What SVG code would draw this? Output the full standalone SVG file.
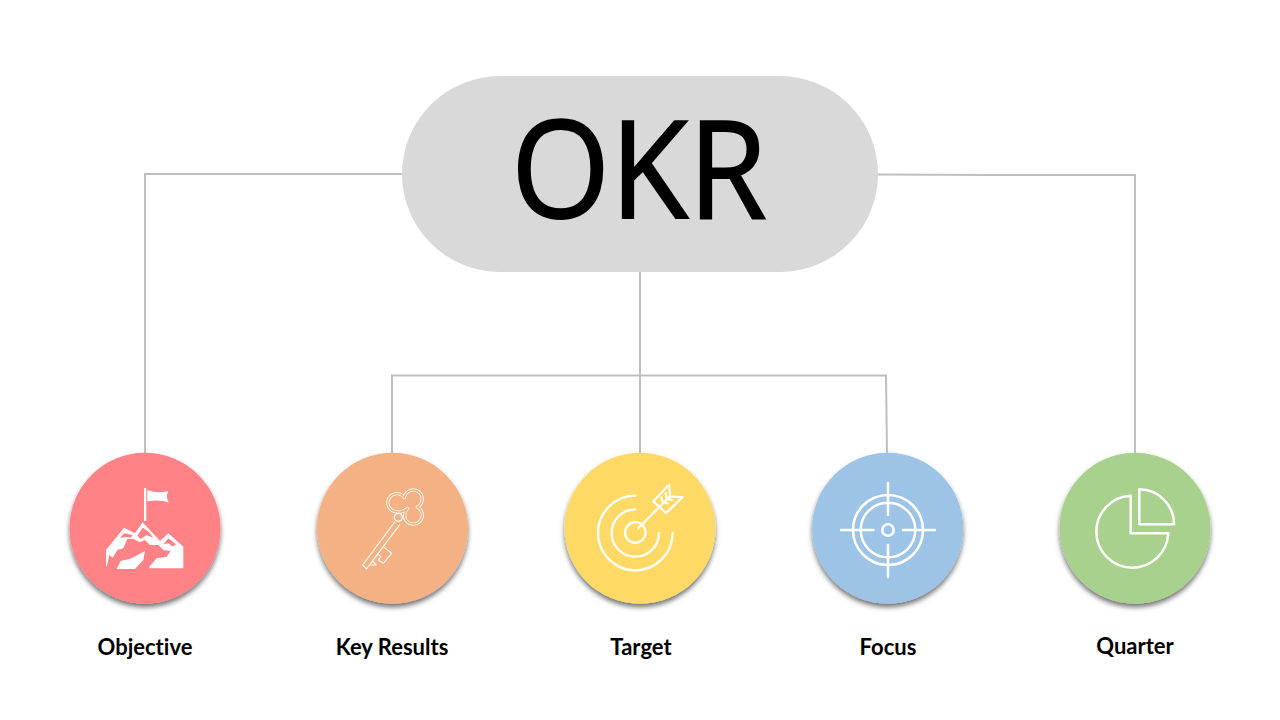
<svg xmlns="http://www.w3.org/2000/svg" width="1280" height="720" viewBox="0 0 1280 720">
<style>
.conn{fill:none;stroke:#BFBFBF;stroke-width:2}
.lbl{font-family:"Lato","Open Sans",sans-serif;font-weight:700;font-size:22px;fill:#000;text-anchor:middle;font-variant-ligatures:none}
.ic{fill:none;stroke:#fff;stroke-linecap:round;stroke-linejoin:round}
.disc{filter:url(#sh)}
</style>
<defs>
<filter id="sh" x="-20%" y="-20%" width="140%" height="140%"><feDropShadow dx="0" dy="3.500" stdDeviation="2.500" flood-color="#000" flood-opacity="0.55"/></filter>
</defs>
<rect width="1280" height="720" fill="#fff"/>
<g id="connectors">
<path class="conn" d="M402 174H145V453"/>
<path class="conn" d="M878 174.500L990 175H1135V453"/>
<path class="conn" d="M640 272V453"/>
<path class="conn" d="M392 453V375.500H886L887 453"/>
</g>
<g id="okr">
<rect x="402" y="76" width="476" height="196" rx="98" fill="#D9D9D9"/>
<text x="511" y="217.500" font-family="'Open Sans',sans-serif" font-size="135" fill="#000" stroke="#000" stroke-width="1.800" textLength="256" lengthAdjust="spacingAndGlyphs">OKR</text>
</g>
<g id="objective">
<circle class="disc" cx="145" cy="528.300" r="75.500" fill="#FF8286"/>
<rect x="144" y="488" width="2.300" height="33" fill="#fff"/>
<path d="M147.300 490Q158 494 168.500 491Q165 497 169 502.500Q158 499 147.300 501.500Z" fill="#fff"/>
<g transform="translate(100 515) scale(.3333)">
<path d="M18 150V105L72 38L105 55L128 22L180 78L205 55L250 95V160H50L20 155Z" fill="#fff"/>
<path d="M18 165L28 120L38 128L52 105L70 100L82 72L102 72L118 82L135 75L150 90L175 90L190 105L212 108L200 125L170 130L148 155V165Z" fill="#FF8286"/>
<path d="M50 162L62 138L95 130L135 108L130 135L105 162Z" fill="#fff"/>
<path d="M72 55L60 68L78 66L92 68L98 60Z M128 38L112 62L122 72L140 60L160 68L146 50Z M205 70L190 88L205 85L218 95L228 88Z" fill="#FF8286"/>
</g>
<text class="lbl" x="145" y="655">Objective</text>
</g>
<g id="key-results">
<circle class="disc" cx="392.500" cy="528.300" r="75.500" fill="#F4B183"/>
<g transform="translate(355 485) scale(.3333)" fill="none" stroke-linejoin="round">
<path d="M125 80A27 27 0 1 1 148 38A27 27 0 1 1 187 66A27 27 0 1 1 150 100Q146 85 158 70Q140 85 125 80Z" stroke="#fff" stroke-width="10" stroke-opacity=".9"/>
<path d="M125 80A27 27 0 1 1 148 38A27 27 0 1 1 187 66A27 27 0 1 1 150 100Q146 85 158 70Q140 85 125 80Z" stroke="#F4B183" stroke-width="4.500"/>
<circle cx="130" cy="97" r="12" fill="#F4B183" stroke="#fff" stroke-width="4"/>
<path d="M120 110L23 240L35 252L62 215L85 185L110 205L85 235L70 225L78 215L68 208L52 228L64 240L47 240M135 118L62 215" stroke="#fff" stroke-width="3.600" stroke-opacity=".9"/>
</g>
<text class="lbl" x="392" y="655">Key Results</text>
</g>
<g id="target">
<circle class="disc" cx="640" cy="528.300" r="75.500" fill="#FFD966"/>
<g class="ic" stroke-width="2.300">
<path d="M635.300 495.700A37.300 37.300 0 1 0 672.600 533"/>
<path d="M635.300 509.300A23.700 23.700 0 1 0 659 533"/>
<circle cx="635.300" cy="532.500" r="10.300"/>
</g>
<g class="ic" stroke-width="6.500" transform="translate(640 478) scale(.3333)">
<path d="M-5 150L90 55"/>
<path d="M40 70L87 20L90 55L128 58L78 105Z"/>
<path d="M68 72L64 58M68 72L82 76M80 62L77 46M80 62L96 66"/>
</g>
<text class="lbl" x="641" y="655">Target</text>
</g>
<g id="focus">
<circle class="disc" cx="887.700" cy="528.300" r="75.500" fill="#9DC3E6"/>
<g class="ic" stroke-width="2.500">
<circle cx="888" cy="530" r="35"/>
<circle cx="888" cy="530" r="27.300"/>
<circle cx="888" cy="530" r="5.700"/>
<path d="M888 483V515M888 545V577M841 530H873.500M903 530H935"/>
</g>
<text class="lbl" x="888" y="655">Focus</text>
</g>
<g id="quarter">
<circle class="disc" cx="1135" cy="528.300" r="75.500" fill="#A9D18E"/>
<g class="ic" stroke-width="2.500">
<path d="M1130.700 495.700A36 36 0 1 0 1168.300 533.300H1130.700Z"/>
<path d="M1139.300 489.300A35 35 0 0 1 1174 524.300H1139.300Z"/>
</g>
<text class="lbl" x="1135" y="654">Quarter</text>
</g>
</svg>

* * * * *

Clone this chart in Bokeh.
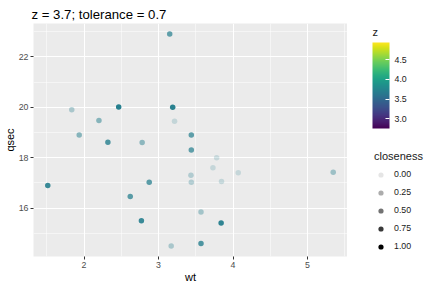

* * * * *

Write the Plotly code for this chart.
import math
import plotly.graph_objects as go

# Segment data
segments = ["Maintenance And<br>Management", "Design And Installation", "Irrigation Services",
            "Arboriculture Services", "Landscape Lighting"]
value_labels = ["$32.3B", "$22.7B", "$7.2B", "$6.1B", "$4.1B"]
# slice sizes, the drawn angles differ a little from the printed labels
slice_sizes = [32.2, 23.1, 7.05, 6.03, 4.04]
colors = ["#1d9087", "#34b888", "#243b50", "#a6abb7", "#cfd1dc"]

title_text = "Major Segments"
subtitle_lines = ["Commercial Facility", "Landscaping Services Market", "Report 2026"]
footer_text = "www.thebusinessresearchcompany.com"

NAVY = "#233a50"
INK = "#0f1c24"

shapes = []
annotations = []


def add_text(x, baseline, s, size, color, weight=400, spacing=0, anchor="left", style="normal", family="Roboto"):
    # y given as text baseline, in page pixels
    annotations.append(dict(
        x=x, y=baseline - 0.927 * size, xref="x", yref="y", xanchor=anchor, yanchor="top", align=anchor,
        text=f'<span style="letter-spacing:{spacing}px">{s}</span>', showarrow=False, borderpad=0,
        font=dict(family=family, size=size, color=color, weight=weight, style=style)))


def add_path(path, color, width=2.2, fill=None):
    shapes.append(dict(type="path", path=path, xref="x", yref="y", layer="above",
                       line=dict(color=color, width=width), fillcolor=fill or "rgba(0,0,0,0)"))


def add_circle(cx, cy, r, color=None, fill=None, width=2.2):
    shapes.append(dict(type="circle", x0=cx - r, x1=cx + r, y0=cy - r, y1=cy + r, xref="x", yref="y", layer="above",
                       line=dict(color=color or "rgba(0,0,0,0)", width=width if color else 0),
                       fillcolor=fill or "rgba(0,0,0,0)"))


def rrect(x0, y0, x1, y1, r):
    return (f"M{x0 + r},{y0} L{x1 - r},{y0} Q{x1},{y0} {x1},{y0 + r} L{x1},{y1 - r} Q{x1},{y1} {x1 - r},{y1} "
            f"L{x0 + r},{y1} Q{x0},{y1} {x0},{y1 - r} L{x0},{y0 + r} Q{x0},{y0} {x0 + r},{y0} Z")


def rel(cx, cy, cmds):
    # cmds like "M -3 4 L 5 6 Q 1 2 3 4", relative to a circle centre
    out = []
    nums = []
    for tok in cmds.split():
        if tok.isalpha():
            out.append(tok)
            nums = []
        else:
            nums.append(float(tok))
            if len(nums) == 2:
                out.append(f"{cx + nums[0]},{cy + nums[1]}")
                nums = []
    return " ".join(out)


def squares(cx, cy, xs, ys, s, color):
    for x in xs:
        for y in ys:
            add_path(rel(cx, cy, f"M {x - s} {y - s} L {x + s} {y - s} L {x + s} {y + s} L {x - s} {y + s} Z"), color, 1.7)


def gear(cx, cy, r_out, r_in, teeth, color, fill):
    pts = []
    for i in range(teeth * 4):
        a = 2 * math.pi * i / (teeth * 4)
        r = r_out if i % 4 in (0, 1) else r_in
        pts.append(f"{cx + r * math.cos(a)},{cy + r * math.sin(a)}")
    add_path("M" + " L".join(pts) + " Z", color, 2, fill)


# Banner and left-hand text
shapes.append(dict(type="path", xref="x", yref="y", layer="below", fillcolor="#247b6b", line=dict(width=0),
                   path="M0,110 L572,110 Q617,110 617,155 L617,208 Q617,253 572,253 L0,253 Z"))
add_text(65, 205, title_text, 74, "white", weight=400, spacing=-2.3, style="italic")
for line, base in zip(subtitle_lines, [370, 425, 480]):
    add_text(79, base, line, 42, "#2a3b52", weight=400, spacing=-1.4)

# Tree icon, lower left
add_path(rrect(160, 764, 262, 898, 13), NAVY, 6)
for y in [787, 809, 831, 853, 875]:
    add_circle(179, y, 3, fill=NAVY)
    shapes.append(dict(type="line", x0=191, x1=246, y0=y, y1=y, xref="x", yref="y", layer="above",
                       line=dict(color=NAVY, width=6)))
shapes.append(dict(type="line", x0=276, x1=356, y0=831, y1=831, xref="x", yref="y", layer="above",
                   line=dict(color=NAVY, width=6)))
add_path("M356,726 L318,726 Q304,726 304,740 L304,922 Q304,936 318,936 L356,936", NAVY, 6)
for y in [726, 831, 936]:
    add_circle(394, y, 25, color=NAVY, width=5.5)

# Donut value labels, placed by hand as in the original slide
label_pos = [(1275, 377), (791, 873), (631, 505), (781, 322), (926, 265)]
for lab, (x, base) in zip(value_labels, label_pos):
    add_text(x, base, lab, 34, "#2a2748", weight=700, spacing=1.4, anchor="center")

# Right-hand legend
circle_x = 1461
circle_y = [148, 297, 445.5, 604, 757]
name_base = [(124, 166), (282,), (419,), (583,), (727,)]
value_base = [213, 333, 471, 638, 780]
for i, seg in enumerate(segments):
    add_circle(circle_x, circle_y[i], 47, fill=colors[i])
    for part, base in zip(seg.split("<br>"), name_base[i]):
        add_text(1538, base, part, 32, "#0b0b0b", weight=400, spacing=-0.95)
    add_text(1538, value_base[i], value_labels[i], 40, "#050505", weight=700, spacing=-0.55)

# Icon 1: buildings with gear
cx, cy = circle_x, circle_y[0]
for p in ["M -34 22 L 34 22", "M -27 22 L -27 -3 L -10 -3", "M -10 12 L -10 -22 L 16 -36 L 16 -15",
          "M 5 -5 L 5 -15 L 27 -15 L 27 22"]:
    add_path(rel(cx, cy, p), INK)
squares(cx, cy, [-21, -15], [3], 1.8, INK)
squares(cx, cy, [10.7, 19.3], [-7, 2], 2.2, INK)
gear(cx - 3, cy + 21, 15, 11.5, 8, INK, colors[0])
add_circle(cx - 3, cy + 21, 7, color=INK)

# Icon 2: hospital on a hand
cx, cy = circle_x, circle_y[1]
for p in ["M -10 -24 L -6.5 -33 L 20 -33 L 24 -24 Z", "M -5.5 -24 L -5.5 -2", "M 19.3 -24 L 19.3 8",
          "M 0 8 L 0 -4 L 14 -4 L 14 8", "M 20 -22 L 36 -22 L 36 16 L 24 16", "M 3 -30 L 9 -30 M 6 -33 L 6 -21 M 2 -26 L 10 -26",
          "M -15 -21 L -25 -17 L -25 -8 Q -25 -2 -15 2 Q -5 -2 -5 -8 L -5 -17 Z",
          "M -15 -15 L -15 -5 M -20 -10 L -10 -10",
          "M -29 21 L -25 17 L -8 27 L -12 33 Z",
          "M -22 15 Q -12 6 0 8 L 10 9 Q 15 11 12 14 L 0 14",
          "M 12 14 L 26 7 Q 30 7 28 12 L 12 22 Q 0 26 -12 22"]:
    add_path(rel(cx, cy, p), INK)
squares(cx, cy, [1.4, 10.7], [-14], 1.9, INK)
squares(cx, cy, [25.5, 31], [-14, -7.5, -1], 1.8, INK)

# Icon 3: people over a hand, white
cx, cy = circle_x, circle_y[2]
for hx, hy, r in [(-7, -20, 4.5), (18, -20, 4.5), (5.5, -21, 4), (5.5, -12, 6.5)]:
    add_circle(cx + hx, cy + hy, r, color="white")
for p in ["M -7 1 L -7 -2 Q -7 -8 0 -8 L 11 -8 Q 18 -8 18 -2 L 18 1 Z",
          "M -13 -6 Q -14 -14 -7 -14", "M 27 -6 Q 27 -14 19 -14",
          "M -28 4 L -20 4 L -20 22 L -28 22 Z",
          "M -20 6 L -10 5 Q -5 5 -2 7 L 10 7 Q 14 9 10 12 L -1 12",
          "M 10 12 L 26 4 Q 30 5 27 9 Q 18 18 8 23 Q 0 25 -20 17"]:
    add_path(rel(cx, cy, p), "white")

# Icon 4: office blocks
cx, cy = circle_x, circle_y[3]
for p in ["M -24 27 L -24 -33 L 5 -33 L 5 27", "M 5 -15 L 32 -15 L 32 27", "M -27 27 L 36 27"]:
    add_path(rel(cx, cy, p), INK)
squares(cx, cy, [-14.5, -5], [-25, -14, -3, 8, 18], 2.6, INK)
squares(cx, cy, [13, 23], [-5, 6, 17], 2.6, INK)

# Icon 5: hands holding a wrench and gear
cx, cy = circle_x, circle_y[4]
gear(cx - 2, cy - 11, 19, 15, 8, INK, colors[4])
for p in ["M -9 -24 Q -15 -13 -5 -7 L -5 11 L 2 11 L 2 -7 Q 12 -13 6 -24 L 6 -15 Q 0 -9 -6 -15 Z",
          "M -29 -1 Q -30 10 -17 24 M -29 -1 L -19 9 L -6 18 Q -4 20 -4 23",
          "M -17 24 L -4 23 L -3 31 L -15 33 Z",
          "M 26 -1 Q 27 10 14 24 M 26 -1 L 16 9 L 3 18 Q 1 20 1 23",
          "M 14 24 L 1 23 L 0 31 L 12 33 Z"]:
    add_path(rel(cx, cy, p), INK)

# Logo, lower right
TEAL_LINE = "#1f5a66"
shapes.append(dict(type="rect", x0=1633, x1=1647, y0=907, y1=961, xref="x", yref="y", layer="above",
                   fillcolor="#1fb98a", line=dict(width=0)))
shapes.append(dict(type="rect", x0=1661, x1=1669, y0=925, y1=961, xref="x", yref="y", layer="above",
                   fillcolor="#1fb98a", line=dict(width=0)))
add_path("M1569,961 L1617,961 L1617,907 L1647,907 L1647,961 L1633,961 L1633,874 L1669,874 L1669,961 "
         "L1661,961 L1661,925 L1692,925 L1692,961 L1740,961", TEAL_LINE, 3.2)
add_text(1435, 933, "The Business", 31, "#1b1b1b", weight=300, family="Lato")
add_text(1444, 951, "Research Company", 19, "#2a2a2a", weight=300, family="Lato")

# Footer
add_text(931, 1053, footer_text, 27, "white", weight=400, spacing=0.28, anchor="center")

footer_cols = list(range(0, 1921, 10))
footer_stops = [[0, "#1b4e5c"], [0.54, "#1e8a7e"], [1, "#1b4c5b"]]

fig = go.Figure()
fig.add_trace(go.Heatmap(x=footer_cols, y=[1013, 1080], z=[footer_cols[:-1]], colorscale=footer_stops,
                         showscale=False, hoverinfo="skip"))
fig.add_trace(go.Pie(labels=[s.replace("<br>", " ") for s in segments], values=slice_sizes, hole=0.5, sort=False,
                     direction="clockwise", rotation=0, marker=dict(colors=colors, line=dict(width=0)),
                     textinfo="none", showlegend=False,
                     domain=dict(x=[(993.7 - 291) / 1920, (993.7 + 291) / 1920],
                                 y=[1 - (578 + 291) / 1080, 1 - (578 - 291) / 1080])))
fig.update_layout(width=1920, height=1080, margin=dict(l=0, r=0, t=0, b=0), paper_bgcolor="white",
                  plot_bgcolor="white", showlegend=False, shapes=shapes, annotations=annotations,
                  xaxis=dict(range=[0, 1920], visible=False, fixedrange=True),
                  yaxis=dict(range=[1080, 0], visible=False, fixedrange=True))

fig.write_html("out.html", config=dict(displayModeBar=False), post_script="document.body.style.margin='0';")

* * * * *

• _WORK TO DO_: From the listing, tally every line with the word "chart" in it and give only the tally.

• _FULL ANSWER_: 2